(10/28/2021, 07:18 PM)Ember Edison Wrote: @sheldonison So we can rebuild Kneser's method tetration using the beta method? In any case, the numerical approximation algorithm of the beta method seems to be much better.
@JmsNxn You missed super-root. The robustness of the beta method seems well suited for generating super-root.
Absolutely no idea how to generate the super root. I'd have to think on that...
And, Sheldon and I disagree at a certain point. He claims that \(\text{tet}_{\lambda}(z)\) is nowhere analytic on \(\mathbb{R}\) and I agree. I do not agree that it's nowhere holomorphic; which he believes is probably the case. And secondly, the Kneser tetration would only come about as \(\lambda \to 0\), and that's hell to calculate--pretty much impossible. So I have to create a better, more rigorours well thought out argument, because numerical calculations are impossible. But, as I said, as \(\lambda \to 0\) we get faster and faster convergence towards \(L,L^*\), and I think it has a chance at being holomorphic. If it is, it's Kneser per Paulsen & Cowgill.
We see this in the Shell-Thron region too, where as \(\lambda \to 0\) we go faster and faster to the attractive fixed point of \(\log\). For \(\sqrt{2}\) each iteration shoots us to 4 incredibly fast the smaller \(\lambda \) is, and then we have to sort of push it forward by renormalizing each step.
I think this'll happen similarly for e as \(\lambda \to 0\).

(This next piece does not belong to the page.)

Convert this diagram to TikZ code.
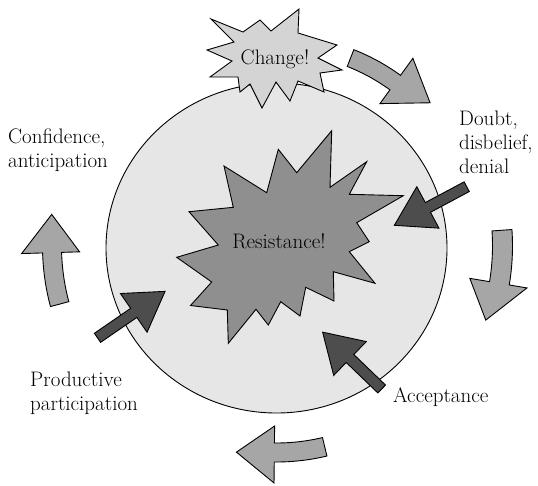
\documentclass[tikz,border=0pt]{standalone}
\definecolor{ringfill}{HTML}{E6E6E6}
\definecolor{flashfill}{HTML}{D4D4D4}
\definecolor{corefill}{HTML}{8F8F8F}
\definecolor{turnfill}{HTML}{A6A6A6}
\definecolor{pushfill}{HTML}{4D4D4D}
% curved block arrow round the ring centre (C):
% #1 tail angle, #2 head-base angle, #3 tip angle,
% #4 outer shaft radius, #5 inner shaft radius,
% #6 outer head radius, #7 inner head radius, #8 tip radius
\newcommand\bendarrow[8]{%
  \draw[outline, fill=turnfill, shift={(C)}]
    (#1:#4pt) arc[start angle=#1, end angle=#2, radius=#4pt]
    -- (#2:#6pt) -- (#3:#8pt) -- (#2:#7pt) -- (#2:#5pt)
    arc[start angle=#2, end angle=#1, radius=#5pt] -- cycle;}
% straight block arrow: #1 tail point, #2 direction, #3 length
\newcommand\pusharrow[3]{%
  \draw[outline, fill=pushfill, shift={#1}, rotate=#2]
    (0pt,-5.5pt) -- (#3pt-38pt,-5.5pt) -- (#3pt-38pt,-23.5pt) -- (#3pt,0pt)
    -- (#3pt-38pt,23.5pt) -- (#3pt-38pt,5.5pt) -- (0pt,5.5pt) -- cycle;}
\begin{document}
\begin{tikzpicture}[x=1pt,y=-1pt,
  outline/.style={draw=black, line width=0.9pt, line join=miter},
  caption/.style={font=\rmfamily\fontsize{21}{24}\selectfont, inner sep=0pt, align=left}]
\useasboundingbox (0,0) rectangle (538,485);
\coordinate (C) at (276.5,246);

% the ring
\draw[outline, fill=ringfill] (276.5,248) ellipse[x radius=170.5pt, y radius=165pt];

% starburst on top of the ring
\draw[outline, fill=flashfill]
  (211,19) -- (243,32) -- (260,20) -- (271,31) -- (299,9) -- (298,33)
  -- (337,45) -- (318,58) -- (342,70) -- (320,73) -- (324,92) -- (298,81)
  -- (290,101) -- (276,82) -- (262,108) -- (250,84) -- (240,92) -- (238,77)
  -- (210,77) -- (232,61) -- (207,50) -- (234,42) -- cycle;

% central starburst
\draw[outline, fill=corefill]
  (224,166) -- (266.7,192.7) -- (278.3,149.3) -- (296.7,172.7) -- (331.7,130.7)
  -- (330,187.3) -- (366.7,161.7) -- (349.3,194.3) -- (403.3,195.7)
  -- (356.7,222.7) -- (369.3,241.7) -- (349.3,251.7) -- (375,283.3)
  -- (333.3,271.7) -- (334,301) -- (305.7,287.3) -- (300,316) -- (280.7,301.7)
  -- (268.3,325) -- (256,309.3) -- (228.3,343.3) -- (227.3,310) -- (190.5,305.5)
  -- (211.7,282) -- (176.7,257.3) -- (218.3,245) -- (189,211.7) -- (233.3,207.3)
  -- cycle;

% pushing arrows
\pusharrow{(466.7,186.7)}{208.1}{82}
\pusharrow{(97.5,337.8)}{34.5}{82}
\pusharrow{(381.7,389)}{136.1}{82}

% cycle arrows round the ring
\bendarrow{68.5}{54}{43}{211}{193}{232}{176}{210}
\bendarrow{4}{-9.5}{-19.5}{236}{216}{254}{196}{222}
\bendarrow{-76.5}{-90.6}{-101}{216}{197}{237}{180}{210}
\bendarrow{195}{181.7}{172}{234}{215}{255}{197}{227}

% captions
\node[caption, anchor=base] (change) at (275,64) {Change!};
\node[caption, anchor=base] (resist) at (279,248) {Resistance!};
\node[caption, anchor=north west] (confidence) at (8,128.7) {Confidence,\\anticipation};
\node[caption, anchor=north west] (doubt) at (459,110.7) {Doubt,\\disbelief,\\denial};
\node[caption, anchor=north west] (productive) at (30,371.7) {Productive\\participation};
\node[caption, anchor=base west] (accept) at (393,402) {Acceptance};
\end{tikzpicture}
\end{document}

In such a sense, we're looking at:
\[
\begin{align}
F_n(s) &= \log^{\circ n} \beta_{\lambda_n}(s+n + p_n)\\
F_n(0) &= 1\\
\lambda_n &= \mathcal{O}(n^{-\delta})\\
\end{align}
\]
And looking to show that \(F_n \to \text{tet}\). Where at worst \(p_n = O(n^{1-\delta})\) for \(1 \ge \delta > 0\). But it's still up in the air at the moment. And Sheldon has some great counter numerical evidence!